* BEGIN Record extracts *
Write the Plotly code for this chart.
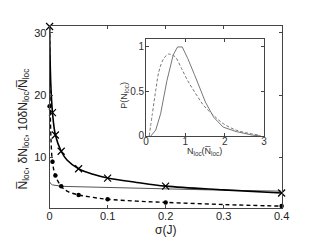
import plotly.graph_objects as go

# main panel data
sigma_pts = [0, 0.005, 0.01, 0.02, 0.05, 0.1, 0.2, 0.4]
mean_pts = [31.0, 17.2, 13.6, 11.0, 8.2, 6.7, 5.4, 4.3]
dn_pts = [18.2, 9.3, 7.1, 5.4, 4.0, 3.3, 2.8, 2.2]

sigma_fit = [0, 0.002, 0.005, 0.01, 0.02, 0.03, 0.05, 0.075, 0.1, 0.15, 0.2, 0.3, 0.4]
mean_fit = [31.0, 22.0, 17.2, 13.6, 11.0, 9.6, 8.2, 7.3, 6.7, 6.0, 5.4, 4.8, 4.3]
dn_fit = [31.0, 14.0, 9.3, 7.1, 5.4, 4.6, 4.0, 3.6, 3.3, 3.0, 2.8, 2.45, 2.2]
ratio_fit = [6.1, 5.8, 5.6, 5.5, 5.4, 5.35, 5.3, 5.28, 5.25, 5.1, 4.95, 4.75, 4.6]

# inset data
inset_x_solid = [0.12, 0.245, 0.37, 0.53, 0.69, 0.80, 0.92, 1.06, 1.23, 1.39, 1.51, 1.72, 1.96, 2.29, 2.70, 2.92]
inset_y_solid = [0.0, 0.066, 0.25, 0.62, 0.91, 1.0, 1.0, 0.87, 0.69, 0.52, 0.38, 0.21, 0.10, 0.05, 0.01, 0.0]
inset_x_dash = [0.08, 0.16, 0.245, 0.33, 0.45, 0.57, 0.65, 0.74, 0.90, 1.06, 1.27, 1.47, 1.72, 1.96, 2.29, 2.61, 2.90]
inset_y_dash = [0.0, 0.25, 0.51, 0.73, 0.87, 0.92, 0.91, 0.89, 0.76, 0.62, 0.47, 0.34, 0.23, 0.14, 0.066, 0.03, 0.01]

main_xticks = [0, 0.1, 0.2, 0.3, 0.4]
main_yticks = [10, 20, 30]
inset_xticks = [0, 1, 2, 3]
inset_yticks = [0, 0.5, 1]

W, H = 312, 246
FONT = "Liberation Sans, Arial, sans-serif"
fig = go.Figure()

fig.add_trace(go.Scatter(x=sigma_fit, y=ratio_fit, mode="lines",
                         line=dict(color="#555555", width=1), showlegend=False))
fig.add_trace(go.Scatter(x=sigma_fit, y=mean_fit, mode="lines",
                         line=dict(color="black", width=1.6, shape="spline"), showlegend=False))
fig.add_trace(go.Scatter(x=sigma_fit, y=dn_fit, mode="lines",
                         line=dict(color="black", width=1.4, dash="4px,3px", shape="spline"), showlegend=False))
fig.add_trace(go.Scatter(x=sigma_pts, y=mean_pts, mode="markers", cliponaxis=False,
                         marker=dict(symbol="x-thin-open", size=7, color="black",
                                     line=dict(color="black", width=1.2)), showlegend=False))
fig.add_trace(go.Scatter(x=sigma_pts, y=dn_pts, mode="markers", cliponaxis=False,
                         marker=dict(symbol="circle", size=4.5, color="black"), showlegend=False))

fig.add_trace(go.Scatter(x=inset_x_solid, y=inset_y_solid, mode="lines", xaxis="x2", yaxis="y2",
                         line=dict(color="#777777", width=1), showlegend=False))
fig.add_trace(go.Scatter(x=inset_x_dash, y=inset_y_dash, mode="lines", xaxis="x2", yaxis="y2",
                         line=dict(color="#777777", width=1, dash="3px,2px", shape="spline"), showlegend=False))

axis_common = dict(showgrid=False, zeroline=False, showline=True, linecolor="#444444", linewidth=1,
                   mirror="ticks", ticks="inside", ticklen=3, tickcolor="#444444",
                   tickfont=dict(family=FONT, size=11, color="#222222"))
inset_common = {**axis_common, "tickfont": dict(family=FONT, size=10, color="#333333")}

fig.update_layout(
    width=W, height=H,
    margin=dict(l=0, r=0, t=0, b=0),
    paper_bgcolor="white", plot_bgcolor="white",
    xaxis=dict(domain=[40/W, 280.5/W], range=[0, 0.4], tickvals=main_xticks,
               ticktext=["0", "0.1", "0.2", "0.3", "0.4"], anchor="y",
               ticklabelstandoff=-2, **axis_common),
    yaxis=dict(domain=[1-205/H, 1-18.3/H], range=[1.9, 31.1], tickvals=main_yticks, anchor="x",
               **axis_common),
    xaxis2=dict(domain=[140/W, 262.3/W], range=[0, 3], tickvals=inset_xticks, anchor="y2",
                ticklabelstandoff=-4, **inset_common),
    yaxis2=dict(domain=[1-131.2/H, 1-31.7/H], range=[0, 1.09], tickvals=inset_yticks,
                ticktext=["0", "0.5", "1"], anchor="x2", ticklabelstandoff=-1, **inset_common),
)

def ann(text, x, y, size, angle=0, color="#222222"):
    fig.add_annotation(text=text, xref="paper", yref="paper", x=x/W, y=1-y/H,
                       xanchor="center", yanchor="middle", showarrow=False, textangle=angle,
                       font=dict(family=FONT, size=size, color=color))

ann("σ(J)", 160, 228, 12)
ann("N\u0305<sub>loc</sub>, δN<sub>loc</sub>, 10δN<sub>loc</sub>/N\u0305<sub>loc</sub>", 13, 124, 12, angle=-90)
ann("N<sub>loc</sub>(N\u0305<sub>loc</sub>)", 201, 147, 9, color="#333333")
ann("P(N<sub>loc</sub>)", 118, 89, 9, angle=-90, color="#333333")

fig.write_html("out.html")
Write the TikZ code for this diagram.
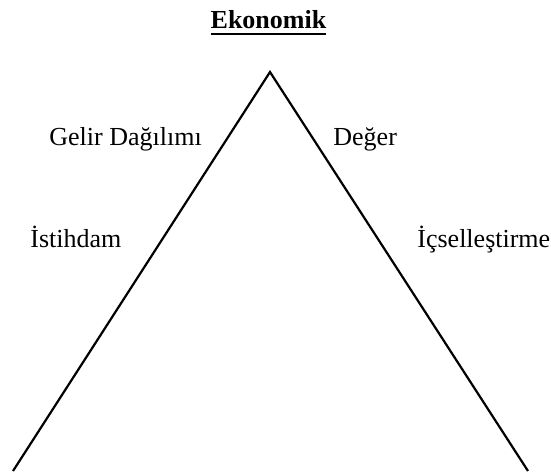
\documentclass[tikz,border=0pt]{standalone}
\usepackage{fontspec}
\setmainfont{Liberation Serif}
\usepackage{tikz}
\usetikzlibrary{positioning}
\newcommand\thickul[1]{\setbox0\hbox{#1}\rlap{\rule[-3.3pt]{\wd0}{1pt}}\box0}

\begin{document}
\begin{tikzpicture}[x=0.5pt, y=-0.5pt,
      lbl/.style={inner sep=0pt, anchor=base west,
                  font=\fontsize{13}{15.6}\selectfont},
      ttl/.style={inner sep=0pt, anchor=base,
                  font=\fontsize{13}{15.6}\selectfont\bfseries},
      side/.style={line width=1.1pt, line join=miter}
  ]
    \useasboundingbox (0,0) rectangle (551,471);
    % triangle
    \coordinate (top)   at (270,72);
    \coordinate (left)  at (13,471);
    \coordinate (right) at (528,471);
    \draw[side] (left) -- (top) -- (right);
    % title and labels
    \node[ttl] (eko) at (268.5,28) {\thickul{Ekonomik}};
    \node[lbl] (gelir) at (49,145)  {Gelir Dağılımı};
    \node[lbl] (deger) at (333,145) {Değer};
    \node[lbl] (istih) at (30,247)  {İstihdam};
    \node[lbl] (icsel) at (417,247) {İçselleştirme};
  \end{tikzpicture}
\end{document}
* END Record extracts *
Stated problem -
Leave the pictures out and copy the rest of the data exactly.

Problem solution -
Write the Plotly code for this chart.
import plotly.graph_objects as go

# main panel data
sigma_pts = [0, 0.005, 0.01, 0.02, 0.05, 0.1, 0.2, 0.4]
mean_pts = [31.0, 17.2, 13.6, 11.0, 8.2, 6.7, 5.4, 4.3]
dn_pts = [18.2, 9.3, 7.1, 5.4, 4.0, 3.3, 2.8, 2.2]

sigma_fit = [0, 0.002, 0.005, 0.01, 0.02, 0.03, 0.05, 0.075, 0.1, 0.15, 0.2, 0.3, 0.4]
mean_fit = [31.0, 22.0, 17.2, 13.6, 11.0, 9.6, 8.2, 7.3, 6.7, 6.0, 5.4, 4.8, 4.3]
dn_fit = [31.0, 14.0, 9.3, 7.1, 5.4, 4.6, 4.0, 3.6, 3.3, 3.0, 2.8, 2.45, 2.2]
ratio_fit = [6.1, 5.8, 5.6, 5.5, 5.4, 5.35, 5.3, 5.28, 5.25, 5.1, 4.95, 4.75, 4.6]

# inset data
inset_x_solid = [0.12, 0.245, 0.37, 0.53, 0.69, 0.80, 0.92, 1.06, 1.23, 1.39, 1.51, 1.72, 1.96, 2.29, 2.70, 2.92]
inset_y_solid = [0.0, 0.066, 0.25, 0.62, 0.91, 1.0, 1.0, 0.87, 0.69, 0.52, 0.38, 0.21, 0.10, 0.05, 0.01, 0.0]
inset_x_dash = [0.08, 0.16, 0.245, 0.33, 0.45, 0.57, 0.65, 0.74, 0.90, 1.06, 1.27, 1.47, 1.72, 1.96, 2.29, 2.61, 2.90]
inset_y_dash = [0.0, 0.25, 0.51, 0.73, 0.87, 0.92, 0.91, 0.89, 0.76, 0.62, 0.47, 0.34, 0.23, 0.14, 0.066, 0.03, 0.01]

main_xticks = [0, 0.1, 0.2, 0.3, 0.4]
main_yticks = [10, 20, 30]
inset_xticks = [0, 1, 2, 3]
inset_yticks = [0, 0.5, 1]

W, H = 312, 246
FONT = "Liberation Sans, Arial, sans-serif"
fig = go.Figure()

fig.add_trace(go.Scatter(x=sigma_fit, y=ratio_fit, mode="lines",
                         line=dict(color="#555555", width=1), showlegend=False))
fig.add_trace(go.Scatter(x=sigma_fit, y=mean_fit, mode="lines",
                         line=dict(color="black", width=1.6, shape="spline"), showlegend=False))
fig.add_trace(go.Scatter(x=sigma_fit, y=dn_fit, mode="lines",
                         line=dict(color="black", width=1.4, dash="4px,3px", shape="spline"), showlegend=False))
fig.add_trace(go.Scatter(x=sigma_pts, y=mean_pts, mode="markers", cliponaxis=False,
                         marker=dict(symbol="x-thin-open", size=7, color="black",
                                     line=dict(color="black", width=1.2)), showlegend=False))
fig.add_trace(go.Scatter(x=sigma_pts, y=dn_pts, mode="markers", cliponaxis=False,
                         marker=dict(symbol="circle", size=4.5, color="black"), showlegend=False))

fig.add_trace(go.Scatter(x=inset_x_solid, y=inset_y_solid, mode="lines", xaxis="x2", yaxis="y2",
                         line=dict(color="#777777", width=1), showlegend=False))
fig.add_trace(go.Scatter(x=inset_x_dash, y=inset_y_dash, mode="lines", xaxis="x2", yaxis="y2",
                         line=dict(color="#777777", width=1, dash="3px,2px", shape="spline"), showlegend=False))

axis_common = dict(showgrid=False, zeroline=False, showline=True, linecolor="#444444", linewidth=1,
                   mirror="ticks", ticks="inside", ticklen=3, tickcolor="#444444",
                   tickfont=dict(family=FONT, size=11, color="#222222"))
inset_common = {**axis_common, "tickfont": dict(family=FONT, size=10, color="#333333")}

fig.update_layout(
    width=W, height=H,
    margin=dict(l=0, r=0, t=0, b=0),
    paper_bgcolor="white", plot_bgcolor="white",
    xaxis=dict(domain=[40/W, 280.5/W], range=[0, 0.4], tickvals=main_xticks,
               ticktext=["0", "0.1", "0.2", "0.3", "0.4"], anchor="y",
               ticklabelstandoff=-2, **axis_common),
    yaxis=dict(domain=[1-205/H, 1-18.3/H], range=[1.9, 31.1], tickvals=main_yticks, anchor="x",
               **axis_common),
    xaxis2=dict(domain=[140/W, 262.3/W], range=[0, 3], tickvals=inset_xticks, anchor="y2",
                ticklabelstandoff=-4, **inset_common),
    yaxis2=dict(domain=[1-131.2/H, 1-31.7/H], range=[0, 1.09], tickvals=inset_yticks,
                ticktext=["0", "0.5", "1"], anchor="x2", ticklabelstandoff=-1, **inset_common),
)

def ann(text, x, y, size, angle=0, color="#222222"):
    fig.add_annotation(text=text, xref="paper", yref="paper", x=x/W, y=1-y/H,
                       xanchor="center", yanchor="middle", showarrow=False, textangle=angle,
                       font=dict(family=FONT, size=size, color=color))

ann("σ(J)", 160, 228, 12)
ann("N\u0305<sub>loc</sub>, δN<sub>loc</sub>, 10δN<sub>loc</sub>/N\u0305<sub>loc</sub>", 13, 124, 12, angle=-90)
ann("N<sub>loc</sub>(N\u0305<sub>loc</sub>)", 201, 147, 9, color="#333333")
ann("P(N<sub>loc</sub>)", 118, 89, 9, angle=-90, color="#333333")

fig.write_html("out.html")
Write the TikZ code for this diagram.
\documentclass[tikz,border=0pt]{standalone}
\usepackage{fontspec}
\setmainfont{Liberation Serif}
\usepackage{tikz}
\usetikzlibrary{positioning}
\newcommand\thickul[1]{\setbox0\hbox{#1}\rlap{\rule[-3.3pt]{\wd0}{1pt}}\box0}

\begin{document}
\begin{tikzpicture}[x=0.5pt, y=-0.5pt,
      lbl/.style={inner sep=0pt, anchor=base west,
                  font=\fontsize{13}{15.6}\selectfont},
      ttl/.style={inner sep=0pt, anchor=base,
                  font=\fontsize{13}{15.6}\selectfont\bfseries},
      side/.style={line width=1.1pt, line join=miter}
  ]
    \useasboundingbox (0,0) rectangle (551,471);
    % triangle
    \coordinate (top)   at (270,72);
    \coordinate (left)  at (13,471);
    \coordinate (right) at (528,471);
    \draw[side] (left) -- (top) -- (right);
    % title and labels
    \node[ttl] (eko) at (268.5,28) {\thickul{Ekonomik}};
    \node[lbl] (gelir) at (49,145)  {Gelir Dağılımı};
    \node[lbl] (deger) at (333,145) {Değer};
    \node[lbl] (istih) at (30,247)  {İstihdam};
    \node[lbl] (icsel) at (417,247) {İçselleştirme};
  \end{tikzpicture}
\end{document}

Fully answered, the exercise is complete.